**WHAT THE TASK REQUIRES:** Reproduce, character for character, the lines below from the first through the one with "import plotly.graph_objects as go". Leave pictures out.
↓
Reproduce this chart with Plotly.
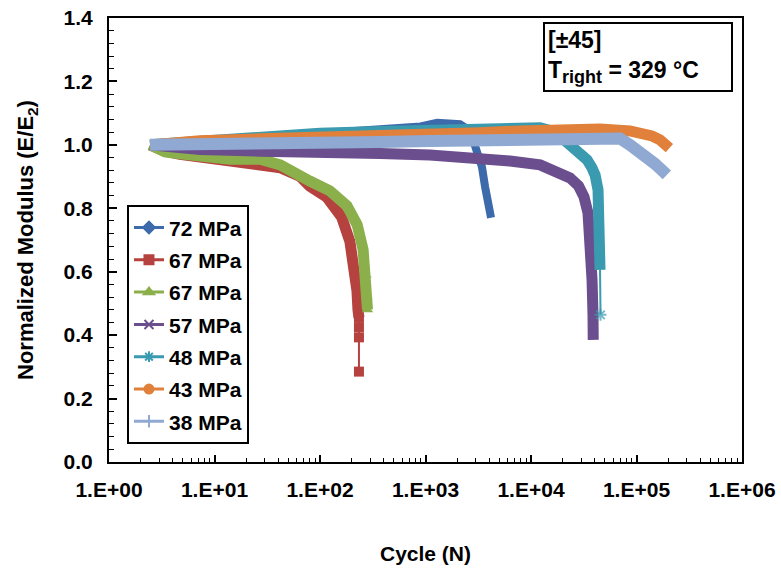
import plotly.graph_objects as go

# ---------------- data ----------------
labels = ["72 MPa", "67 MPa", "67 MPa", "57 MPa", "48 MPa", "43 MPa", "38 MPa"]
colors = ["#3C6AAA", "#B5423F", "#8BB04B", "#6B4E8D", "#3A9AAF", "#E0803A", "#8FA9D2"]
symbols = ["diamond", "square", "triangle-up", "x-thin-open", "asterisk-open", "circle", "line-ns-open"]

n72 = [2.45, 7.3, 27, 100, 370, 900, 1290, 2120, 2640, 3070, 3430, 3670, 3920, 4180]
e72 = [1.0, 1.01, 1.025, 1.037, 1.045, 1.058, 1.07, 1.065, 1.045, 0.984, 0.93, 0.868, 0.804, 0.77]

n67a = [2.45, 3.4, 4.7, 7.3, 14, 27, 42, 65, 80, 116, 160, 192, 215, 224, 229, 234]
e67a = [1.0, 0.98, 0.97, 0.962, 0.95, 0.944, 0.928, 0.9, 0.87, 0.835, 0.773, 0.695, 0.6, 0.54, 0.48, 0.455]
n67a_tail = [234, 234, 234, 234]
e67a_tail = [0.455, 0.425, 0.393, 0.285]

n67b = [2.45, 3.4, 4.7, 7.3, 14, 27, 42, 80, 124, 180, 225, 256, 273, 279, 282]
e67b = [1.0, 0.978, 0.972, 0.965, 0.955, 0.955, 0.937, 0.886, 0.855, 0.808, 0.748, 0.67, 0.59, 0.52, 0.48]

n57 = [2.45, 7.3, 27, 100, 370, 1100, 2640, 6320, 12200, 18800, 23400, 28200, 31800, 34700, 36200, 37000, 37900, 38700, 38900]
e57 = [1.0, 0.985, 0.98, 0.98, 0.973, 0.968, 0.962, 0.949, 0.937, 0.915, 0.896, 0.871, 0.836, 0.785, 0.716, 0.669, 0.574, 0.464, 0.385]

n48 = [2.45, 7.3, 27, 100, 370, 1400, 5080, 12200, 16900, 21000, 25000, 29100, 34000, 37900, 40500, 43200, 44200, 44700, 45100]
e48 = [1.0, 1.012, 1.025, 1.037, 1.042, 1.047, 1.05, 1.054, 1.041, 1.016, 0.991, 0.975, 0.953, 0.927, 0.905, 0.858, 0.795, 0.7, 0.606]
n48_tail = [45100, 45600]
e48_tail = [0.606, 0.464]

n43 = [2.45, 7.3, 27, 100, 370, 1100, 3290, 7870, 18800, 45100, 86800, 120000, 140000, 167000, 186000, 205000]
e43 = [1.0, 1.013, 1.019, 1.022, 1.025, 1.032, 1.038, 1.044, 1.05, 1.05, 1.044, 1.038, 1.028, 1.016, 1.0, 0.99]

n38 = [2.45, 7.3, 27, 100, 370, 1100, 3290, 7870, 18800, 45100, 69800, 86800, 108000, 128000, 150000, 194000]
e38 = [1.0, 1.0, 1.003, 1.006, 1.009, 1.012, 1.014, 1.016, 1.016, 1.016, 1.02, 1.0, 0.978, 0.962, 0.94, 0.905]

series_n = [n72, n67a, n67b, n57, n48, n43, n38]
series_e = [e72, e67a, e67b, e57, e48, e43, e38]
widths = [8, 11, 11, 11, 11, 11, 12]

x_tickvals = [1, 10, 100, 1000, 10000, 100000, 1000000]
x_ticktext = ["1.E+00", "1.E+01", "1.E+02", "1.E+03", "1.E+04", "1.E+05", "1.E+06"]
y_tickvals = [0.0, 0.2, 0.4, 0.6, 0.8, 1.0, 1.2, 1.4]
y_ticktext = ["0.0", "0.2", "0.4", "0.6", "0.8", "1.0", "1.2", "1.4"]

FONT = "Liberation Sans, Arial, sans-serif"

fig = go.Figure()

# thick bands (the dense measured points)
for i in range(7):
    fig.add_trace(go.Scatter(
        x=series_n[i], y=series_e[i], mode="lines",
        line=dict(color=colors[i], width=widths[i]),
        showlegend=False, hoverinfo="skip"))
    if i == 1:
        fig.add_trace(go.Scatter(
            x=n67a_tail, y=e67a_tail, mode="lines+markers",
            line=dict(color=colors[1], width=2),
            marker=dict(symbol="square", size=10, color=colors[1]),
            showlegend=False))
    if i == 2:
        fig.add_trace(go.Scatter(
            x=n67b[-4:], y=e67b[-4:], mode="markers",
            marker=dict(symbol="triangle-up", size=10, color=colors[2]),
            showlegend=False))
    if i == 4:
        fig.add_trace(go.Scatter(
            x=n48_tail, y=e48_tail, mode="lines+markers",
            line=dict(color=colors[4], width=2),
            marker=dict(symbol=["asterisk-open", "asterisk-open"], size=[0, 10],
                        line=dict(color=colors[4], width=2)),
            showlegend=False))

# legend entries
for i in range(7):
    fig.add_trace(go.Scatter(
        x=[None], y=[None], mode="lines+markers", name=labels[i],
        legendgroup="g%d" % i,
        line=dict(color=colors[i], width=3),
        marker=dict(symbol=symbols[i], size=9, color=colors[i],
                    line=dict(color=colors[i], width=2))))

fig.add_annotation(
    xref="paper", yref="paper", x=0.6856, y=0.991, xanchor="left", yanchor="top",
    text="[±45]<br>T<sub><span style=\"font-size:18px\">right</span></sub> = 329 °C",
    showarrow=False, align="left",
    font=dict(family=FONT, size=23, color="black", weight="bold"),
    bordercolor="black", borderwidth=2, borderpad=3, width=180)

fig.update_layout(
    width=781, height=571,
    margin=dict(l=109, r=39, t=18, b=109),
    paper_bgcolor="white", plot_bgcolor="white",
    font=dict(family=FONT, color="black"),
    legend=dict(x=0.0284, y=0.578, xanchor="left", yanchor="top",
                bordercolor="black", borderwidth=2, bgcolor="white",
                font=dict(family=FONT, size=21, color="black", weight="bold"),
                tracegroupgap=2, itemwidth=30),
    showlegend=True,
)

fig.update_xaxes(
    type="log", range=[0, 6], tickvals=x_tickvals, ticktext=x_ticktext, automargin=False,
    ticklabeloverflow="allow",
    ticks="inside", ticklen=7, tickwidth=1.5, tickcolor="black",
    minor=dict(ticks="inside", ticklen=4, tickwidth=1.2, tickcolor="black", dtick="D1", showgrid=False),
    showline=True, linecolor="black", linewidth=2, mirror=True, showgrid=False, zeroline=False,
    tickfont=dict(family=FONT, size=21, color="black", weight="bold"),
    ticklabelstandoff=8,
    title=dict(text="Cycle (N)", font=dict(family=FONT, size=21, color="black", weight="bold"), standoff=46),
)
fig.update_yaxes(
    range=[0, 1.4], tickvals=y_tickvals, ticktext=y_ticktext, automargin=False,
    ticklabeloverflow="allow",
    ticks="inside", ticklen=8, tickwidth=1.5, tickcolor="black",
    minor=dict(ticks="inside", ticklen=5, tickwidth=1.2, tickcolor="black", dtick=0.04, showgrid=False),
    showline=True, linecolor="black", linewidth=2, mirror=True, showgrid=False, zeroline=False,
    tickfont=dict(family=FONT, size=21, color="black", weight="bold"),
    ticklabelstandoff=10,
    title=dict(text="Normalized Modulus (E/E<sub>2</sub>)",
               font=dict(family=FONT, size=22, color="black", weight="bold"), standoff=24),
)

# remove the browser's default 8px page margin so the 781x571 figure fills the window
fig.write_html("out.html", config={"displayModeBar": False},
               post_script="document.body.style.margin='0px';document.documentElement.style.overflow='hidden';")
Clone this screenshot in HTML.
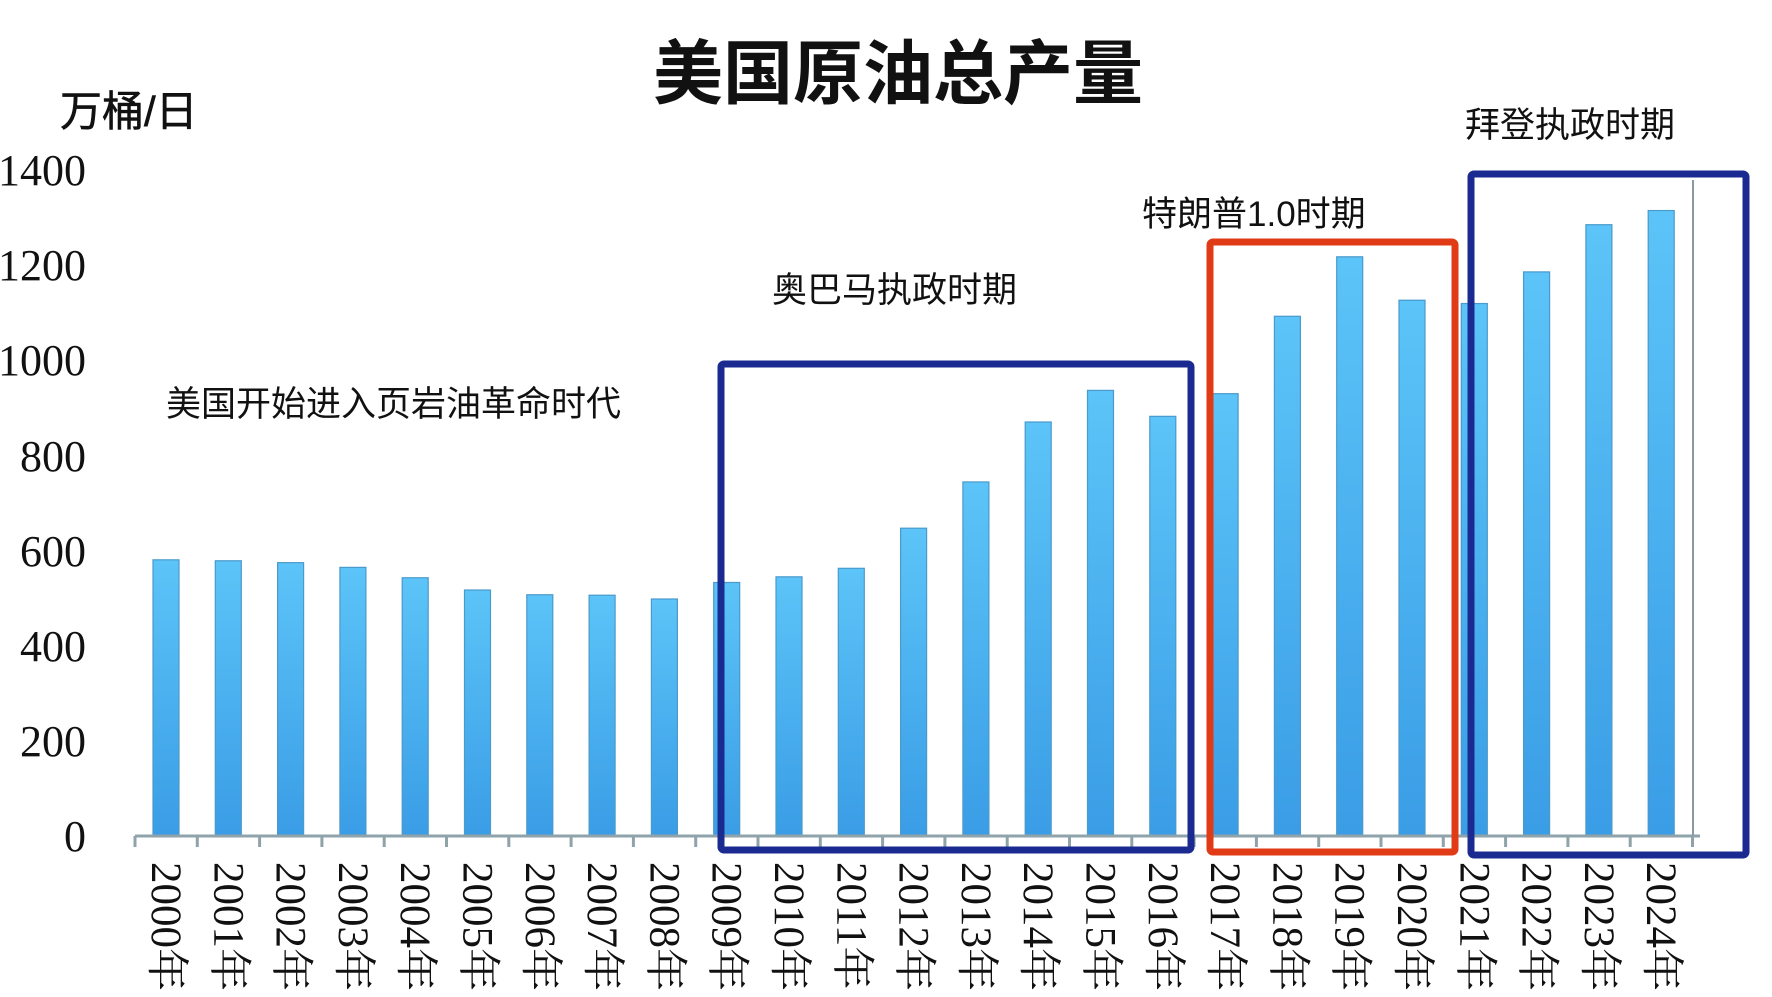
<!DOCTYPE html>
<html><head><meta charset="utf-8"><style>
html,body{margin:0;padding:0;background:#fff;}
svg{display:block}
.cj{font-family:"Liberation Sans","Noto Sans CJK SC",sans-serif;}
.sf{font-family:"Liberation Serif","Noto Serif CJK SC",serif;}
</style></head><body>
<svg width="1772" height="997" viewBox="0 0 1772 997" xmlns="http://www.w3.org/2000/svg">
<defs>
<linearGradient id="g" x1="0" y1="0" x2="0" y2="1">
<stop offset="0" stop-color="#5cc4f8"/><stop offset="1" stop-color="#3a9de6"/>
</linearGradient>
</defs>
<text x="898" y="98" text-anchor="middle" class="cj" font-size="70" font-weight="bold" fill="#111">美国原油总产量</text>
<text x="60" y="126" class="cj" font-size="42" fill="#111" stroke="#111" stroke-width="0.6">万桶/日</text>
<g class="sf" font-size="44" fill="#111" text-anchor="end">
<text x="86" y="185">1400</text>
<text x="86" y="280">1200</text>
<text x="86" y="375">1000</text>
<text x="86" y="471">800</text>
<text x="86" y="566">600</text>
<text x="86" y="661">400</text>
<text x="86" y="756">200</text>
<text x="86" y="851">0</text>
</g>
<g id="bars"></g>
<line x1="135" y1="836" x2="1700" y2="836" stroke="#8fa3ab" stroke-width="3"/>
<line x1="1693" y1="180" x2="1693" y2="836" stroke="#8a9aa0" stroke-width="2"/>
<g id="ticks" stroke="#8fa3ab" stroke-width="3"></g>
<g id="labels" class="sf" font-size="43" fill="#111"></g>
<g class="cj" font-size="35" fill="#111">
<text x="166" y="416">美国开始进入页岩油革命时代</text>
<text x="772" y="302">奥巴马执政时期</text>
<text x="1142" y="226">特朗普1.0时期</text>
<text x="1465" y="137">拜登执政时期</text>
</g>
<rect x="721" y="364" width="470" height="486" fill="none" stroke="#1a2a90" stroke-width="7" rx="3"/>
<rect x="1210" y="242" width="245" height="610" fill="none" stroke="#e03a16" stroke-width="7" rx="3"/>
<rect x="1471" y="174" width="275" height="681" fill="none" stroke="#1a2a90" stroke-width="7" rx="3"/>
<script>
var v=[583,581,577,567,545,519,509,508,500,535,547,565,650,748,875,942,887,935,1099,1225,1133,1126,1193,1293,1323];
var ns="http://www.w3.org/2000/svg",b=document.getElementById('bars'),t=document.getElementById('ticks'),l=document.getElementById('labels');
for(var i=0;i<25;i++){var cx=166+i*62.3,h=v[i]*0.472;
var r=document.createElementNS(ns,'rect');r.setAttribute('x',cx-13);r.setAttribute('y',835-h);r.setAttribute('width',26);r.setAttribute('height',h);r.setAttribute('fill','url(#g)');r.setAttribute('stroke','#4a9acb');r.setAttribute('stroke-width','1.2');b.appendChild(r);
var x=document.createElementNS(ns,'text');x.setAttribute('transform','translate('+(cx-14)+',862) rotate(90)');x.textContent=(2000+i)+'年';l.appendChild(x);}
for(var i=0;i<=25;i++){var tx=135+i*62.3;var k=document.createElementNS(ns,'line');k.setAttribute('x1',tx);k.setAttribute('x2',tx);k.setAttribute('y1',836);k.setAttribute('y2',847);t.appendChild(k);}
</script>
</svg>
</body></html>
↑
**SOLUTION TO THIS PROBLEM:**
Reproduce this chart with Plotly.
import plotly.graph_objects as go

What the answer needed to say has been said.